I was lucky enough to have some downtime at work to get into the system a bit deeper (this was still for work though, just not my core skillset) by implementing a "framework" for our needs which forced me to not just copy and paste stuff, though I definitely did get inspired from other solutions, but to actually better understand the module system (I think?), thinking in attribute sets, writing your own actual modules, function library and so on. But in the end, it was definitely worth it, and I'm unaware of any other system that would allow what Nix and NixOS allowed me to build.

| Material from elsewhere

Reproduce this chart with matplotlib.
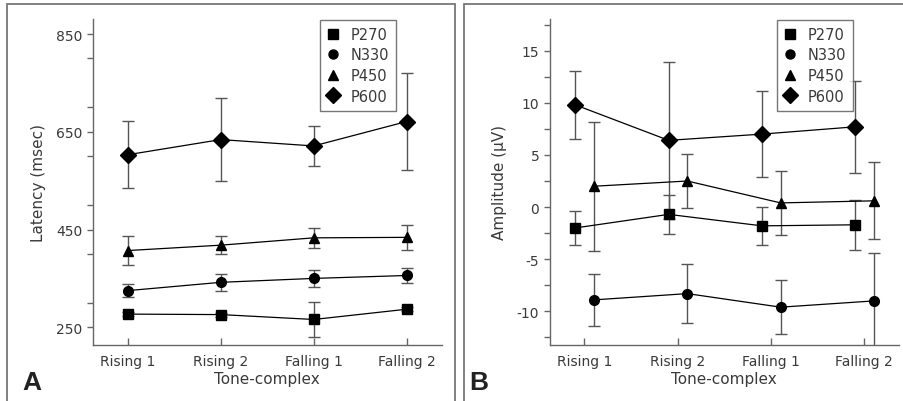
import numpy as np
import matplotlib
matplotlib.use("Agg")
import matplotlib.pyplot as plt
from matplotlib.patches import Rectangle
from matplotlib.ticker import MultipleLocator

plt.rcParams["font.family"] = ["DejaVu Sans"]
plt.rcParams["axes.unicode_minus"] = False

conditions = ["Rising 1", "Rising 2", "Falling 1", "Falling 2"]
components = ["P270", "N330", "P450", "P600"]
markers = ["s", "o", "^", "D"]

# Panel A: latency (msec), mean and error
lat_p270 = [277, 276, 266, 287]
lat_p270_err = [4, 4, 35, 4]
lat_n330 = [325, 342, 350, 356]
lat_n330_err = [13, 18, 17, 15]
lat_p450 = [407, 418, 433, 434]
lat_p450_err = [30, 19, 21, 26]
lat_p600 = [603, 634, 621, 671]
lat_p600_err = [69, 85, 41, 100]

# Panel B: amplitude (uV), mean and error
amp_p270 = [-2.0, -0.7, -1.8, -1.7]
amp_p270_err = [1.6, 1.9, 1.8, 2.4]
amp_n330 = [-8.9, -8.3, -9.6, -9.0]
amp_n330_err = [2.5, 2.8, 2.6, 4.6]
amp_p450 = [2.0, 2.5, 0.4, 0.6]
amp_p450_err = [6.2, 2.6, 3.1, 3.7]
amp_p600 = [9.8, 6.4, 7.0, 7.7]
amp_p600_err = [3.3, 7.5, 4.1, 4.4]

GRAY = "#555555"
TXT = "#3a3a3a"

fig = plt.figure(figsize=(9.04, 4.02), dpi=100)

# panel frames
fig.add_artist(Rectangle((7 / 904, -0.1), (455 - 7) / 904, 1.1 - 5 / 402,
                         transform=fig.transFigure, fill=False,
                         edgecolor="#777777", linewidth=1.3))
fig.add_artist(Rectangle((464 / 904, -0.1), 0.6, 1.1 - 5 / 402,
                         transform=fig.transFigure, fill=False,
                         edgecolor="#777777", linewidth=1.3))

axA = fig.add_axes([92.7 / 904, 1 - 345.7 / 402, 349 / 904, 325.7 / 402])
axB = fig.add_axes([549.7 / 904, 1 - 345.7 / 402, 349 / 904, 325.7 / 402])

x = np.arange(1, len(conditions) + 1)


def draw(ax, series, errs, offsets):
    for vals, err, m, off in zip(series, errs, markers, offsets):
        ax.errorbar(x + off, vals, yerr=err, fmt="none", ecolor=GRAY,
                    elinewidth=1.0, capsize=4, capthick=1.0, zorder=2)
        ms = 8.5 if m == "D" else 7
        ax.plot(x + off, vals, color="black", linewidth=0.9,
                marker=m, markersize=ms, markerfacecolor="black",
                markeredgecolor="black", zorder=3)


def style(ax, ylabel):
    for s in ["top", "right"]:
        ax.spines[s].set_visible(False)
    for s in ["left", "bottom"]:
        ax.spines[s].set_color("#666666")
        ax.spines[s].set_linewidth(1.0)
    ax.set_xticks(x)
    ax.set_xticklabels(conditions)
    ax.tick_params(axis="x", direction="in", length=5, width=1,
                   color="#666666", labelsize=10, labelcolor=TXT, pad=7)
    ax.tick_params(axis="y", which="both", direction="out", length=4,
                   width=1, color="#666666", labelsize=10, labelcolor=TXT)
    ax.set_xlabel("Tone-complex", fontsize=11, color=TXT, labelpad=2)
    ax.set_ylabel(ylabel, fontsize=11, color=TXT, labelpad=7)


draw(axA, [lat_p270, lat_n330, lat_p450, lat_p600],
     [lat_p270_err, lat_n330_err, lat_p450_err, lat_p600_err],
     [0, 0, 0, 0])
axA.set_xlim(0.624, 4.376)
axA.set_ylim(214.4, 880.7)
axA.set_yticks([250, 450, 650, 850])
axA.yaxis.set_minor_locator(MultipleLocator(100))
style(axA, "Latency (msec)")

draw(axB, [amp_p270, amp_n330, amp_p450, amp_p600],
     [amp_p270_err, amp_n330_err, amp_p450_err, amp_p600_err],
     [-0.095, 0.105, 0.105, -0.095])
axB.set_xlim(0.63, 4.37)
axB.set_ylim(-13.2, 18.04)
axB.set_yticks([-10, -5, 0, 5, 10, 15])
axB.yaxis.set_minor_locator(MultipleLocator(2.5))
style(axB, "Amplitude (µV)")

for ax in [axA, axB]:
    leg_handles = [plt.Line2D([], [], linestyle="none", marker=m, color="black",
                              markersize=6.5 if m != "D" else 8)
                   for m in markers]
    leg = ax.legend(leg_handles, components, loc="upper right",
                    bbox_to_anchor=(0.87, 0.998), frameon=True, fancybox=False,
                    fontsize=10.5, handlelength=0.8, handletextpad=0.8,
                    labelspacing=0.38, borderpad=0.5, borderaxespad=0.0)
    leg.get_frame().set_edgecolor("#555555")
    leg.get_frame().set_linewidth(1.0)
    for t in leg.get_texts():
        t.set_color(TXT)

fig.text(22 / 904, 1 - 383 / 402, "A", fontsize=19, fontweight="bold",
         family="Liberation Sans", va="center", ha="left", color="#222222")
fig.text(469 / 904, 1 - 383 / 402, "B", fontsize=19, fontweight="bold",
         family="Liberation Sans", va="center", ha="left", color="#222222")

fig.savefig("out.png", dpi=100)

I use Debian on my server and Arch on my gaming PC and laptop. Both distros offer minimal installs so I can just add the packages I need and avoid the ones I don't. Debian offers a nice stable base for running my services with minimal downtime and Arch has the most up to date packages for all the cutting edge features I want on desktop.
Fedora Kinoite. I like KDE, atomic distros and the fact that Fedora is the only (at least that I know of) distro that has proper SELinux implementation.
I also play games on this system, so having newer kernel and Mesa versions help.
I also play games on this system, so having newer kernel and Mesa versions help.
I guess I'm that guy in this thread constantly bringing up his current distro of choice lol... But have you tried Bazzite? From what I understand it's basically Kinoite but built with gaming in mind.
If you have, I'd be curious as to what differences there were between it and Kinoite...
Xubuntu. Convenience of ubuntu, less cluttered UI.
btw i use Arch, i use it because i found lot less effort it takes to do anything and it's stable, i do think there is some bug with QTcreator, gotta see it's os issue or QT issue.
Guix SD because i like editing declarative ((`scheme)) config for my system in emacs
Arch. I need the AUR for certain applications, and the high degree of customizability and opportunity for learning appeal to me as a relatively new-ish Linux user (going on a few years now, most of that time having been on Arch).